Our report, Social Networks Transforming How Canadians Get the News (PDF), suggests that many people now expect the news to come to them, filtered by family, friends and acquantances rather than only by professional journalists.
We found that 43% of social media users get their daily news via recommendations from friends and family on sites like Facebook: the equivalent of 6.5m Canadians.
This compares to 66% of of all news consumers who turn to newspaper websites, 52% to TV news websites and 33% to radio news website.
The idea of news as a social experience is important for online Canadians. Close to two-thirds say they value being able to easily share content with others. For young Canadians, the figure rises to 83%.

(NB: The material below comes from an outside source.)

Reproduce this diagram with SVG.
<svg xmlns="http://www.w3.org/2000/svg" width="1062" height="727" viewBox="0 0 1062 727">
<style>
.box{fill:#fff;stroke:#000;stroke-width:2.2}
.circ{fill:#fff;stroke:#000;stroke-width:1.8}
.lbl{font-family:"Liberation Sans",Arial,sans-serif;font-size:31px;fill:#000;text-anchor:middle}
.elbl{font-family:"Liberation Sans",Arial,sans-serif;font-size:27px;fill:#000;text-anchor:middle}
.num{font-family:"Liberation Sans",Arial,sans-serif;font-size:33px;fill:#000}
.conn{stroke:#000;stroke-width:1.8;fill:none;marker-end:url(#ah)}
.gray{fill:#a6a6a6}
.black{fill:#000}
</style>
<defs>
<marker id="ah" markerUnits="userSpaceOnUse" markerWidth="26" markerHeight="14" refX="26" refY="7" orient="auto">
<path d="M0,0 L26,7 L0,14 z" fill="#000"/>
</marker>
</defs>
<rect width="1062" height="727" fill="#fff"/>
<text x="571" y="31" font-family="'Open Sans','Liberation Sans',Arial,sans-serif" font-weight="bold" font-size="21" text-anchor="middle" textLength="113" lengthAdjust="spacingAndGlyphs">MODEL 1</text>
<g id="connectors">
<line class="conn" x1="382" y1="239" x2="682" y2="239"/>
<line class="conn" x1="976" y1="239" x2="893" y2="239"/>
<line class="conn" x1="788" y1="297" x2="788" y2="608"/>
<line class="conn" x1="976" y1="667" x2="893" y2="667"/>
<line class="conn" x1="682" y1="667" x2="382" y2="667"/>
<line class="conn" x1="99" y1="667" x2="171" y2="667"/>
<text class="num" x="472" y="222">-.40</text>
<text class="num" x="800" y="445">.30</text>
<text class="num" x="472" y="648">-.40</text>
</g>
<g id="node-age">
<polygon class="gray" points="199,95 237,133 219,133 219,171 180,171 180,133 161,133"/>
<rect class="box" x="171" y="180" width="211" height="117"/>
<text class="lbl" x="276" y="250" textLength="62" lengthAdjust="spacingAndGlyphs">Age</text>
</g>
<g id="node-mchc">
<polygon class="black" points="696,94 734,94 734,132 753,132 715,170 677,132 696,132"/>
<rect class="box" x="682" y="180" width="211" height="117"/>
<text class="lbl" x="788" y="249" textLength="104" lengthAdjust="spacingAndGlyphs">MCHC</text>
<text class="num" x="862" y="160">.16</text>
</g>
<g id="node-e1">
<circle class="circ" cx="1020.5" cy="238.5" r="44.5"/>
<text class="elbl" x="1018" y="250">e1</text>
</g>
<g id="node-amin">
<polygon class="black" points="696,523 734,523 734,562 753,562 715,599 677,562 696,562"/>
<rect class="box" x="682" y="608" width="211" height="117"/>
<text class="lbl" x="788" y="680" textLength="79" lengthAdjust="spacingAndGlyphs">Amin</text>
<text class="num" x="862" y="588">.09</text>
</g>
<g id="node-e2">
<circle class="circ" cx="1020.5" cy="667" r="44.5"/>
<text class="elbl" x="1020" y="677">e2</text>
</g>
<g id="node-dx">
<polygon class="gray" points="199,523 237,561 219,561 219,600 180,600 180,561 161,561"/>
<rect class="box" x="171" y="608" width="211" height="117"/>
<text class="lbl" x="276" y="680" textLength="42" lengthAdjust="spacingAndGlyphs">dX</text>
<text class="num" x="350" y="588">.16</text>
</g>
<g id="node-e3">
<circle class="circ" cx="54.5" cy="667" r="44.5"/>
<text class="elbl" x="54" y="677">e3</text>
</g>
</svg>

The dissemination of news through social interaction has always affected the spread of news. But networked digital media technologies are extending the ability of news consumers to both create and receive personalized social news streams. The trend is, unsurprisingly, most prevalent among the young.
Our key findings:
- More than two-thirds of Canadians who use social networking sites value them as a way of keeping up with the news.
- More than half of Canadians on social networks say they get a broader range of news and information from them than if they just relied on traditional media.
- One in three Canadians overall value social networks as a source for news, with the figure rising to one in two for young adults.
- But only one in four consider information from social networks as reliable.
- Canadians on social media are twice as likely to get their news from friends and family on social networks such as Facebook than from news organizations or journalists they follow.
- Twitter is emerging as a news source: one in five Canadians on social media get their news from friends and family on Twitter, compared to one in 10 from news organizations or journalists.
I was the lead author on the Canadian Media Research Consortium report. It is based on an online survey of a representative national sample of 1,682 adults conducted by Angus Reid Public Opinion.
The margin of error—which measures sampling variability—is +/- 2.5%, 19 times out of 20. The results were statistically weighted according to the most current Statistics Canada data on age, gender, region, and education to ensure a representative sample.